Итак, очередная мистификация под романтизм, выполненная с чисто французской легкостью и остроумием. Однако нельзя забывать, что за этой мистификацией скрывается вполне серьезный интерес Мериме к славянскому фольклору. Еще в начале 20-х годов он начал изучать нравы южных славян, их легенды и поверия – может быть, уже во время издания «Театра Клары Газуль» Мериме расчитывал на то, что он осуществит эту свою мистификацию, и дал своей испанке имя, кторое можно было переделать в «Гузла». И то, что Мериме удалось ввести в заблуждение многих знатоков фольклора, свидетельствует о том, что эту свою мистификацию он осуществил с необычайно тонким чувством стиля.
Историческая драма «Жакерия»(1828) и исторический роман «Хроника времен Карла IX»(1829)
Следующие крупные произведения Мериме – историческая драма «Жакерия»(1828) и исторический роман «Хроника времен Карла IX»(1829). Здесь Мериме впервые сбрасывает с себя всякие маски, отказывается от всякой стилизации и ставит своей целью не стилизовать эпоху, а передать исторический дух ее, как он говорил, «нравственный колорит». Формально он еще движется в русле романтизма – интерес к историческим сюжетам был тоже «характерной чертой» романтической эпохи. Но написание «Жакерии» и «Хроники» – только формально романтический шаг. В сущности здесь Мериме впервые пытается осуществить в своей художественной практике принципы реализма.

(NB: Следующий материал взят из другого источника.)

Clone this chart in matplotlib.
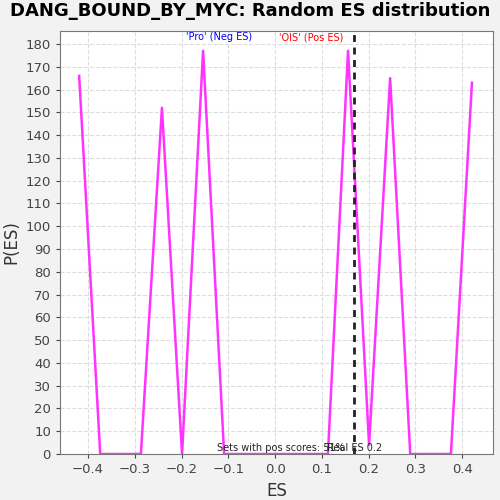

Сама цель «передать нравственный колорит» эпохи – уже значительно более глубокая, нежели романтический уход в идеализированное прошлое в противовес настоящему. Мериме не только не идеализирует средневековье, но и верно показывает жестокость нравов той эпохи. К тому же сам принцип «нравственного колорита» противопоставлен романтическому принципу «местного колорита» («couleur local»). Этот «местный колорит» у романтиков понимался как чисто внешнее экзотическое украшение сюжета – описание обычных мест, употребление архаических или экзотических форм. Под принципом «нравственного колорита» Мериме подразумевает прадивое изображение нравов и быта минувшей эпохи. И не случайно образцом для Мериме, как и для Бальзака, был В. Скотт – он тоже ставил себе эту цель; для романтиков В. Скотт – скорее просто современник, чем единомышленник. И для Скотта, и для Мериме романтический интерес к прошлому был лишь побудительным мотивом для создания романов, утверждающих в сущности принципы историзма, во многом реалистичекие.
Внимание Мериме приковано к переломным, трагическим моментам истории и к тем моментам, когда бурные и грандиозные столкновения крупных общественных сил нарушают неторопливое течение времени и как бы яркой вспышкой озаряют глубокий трагизм общественного бытия человека: это такие моменты в прошлом, когда единичный человек оказывется перед необходимостью поставить свое обособленное личное существование с существованием всего общества, когда он на горе и беду свою осознавал свою глубокую зависимость от других людей, от всего общества. В таких столкновениях ярче всего обнаруживались и ценность отдельного человека, и общий смысл эпохи, и суть таких понятий, как общественный прогресс и общественная реакция. Не случайно исторические жанров бурно расцветали именно в эпохи серьезных социальных потрясений.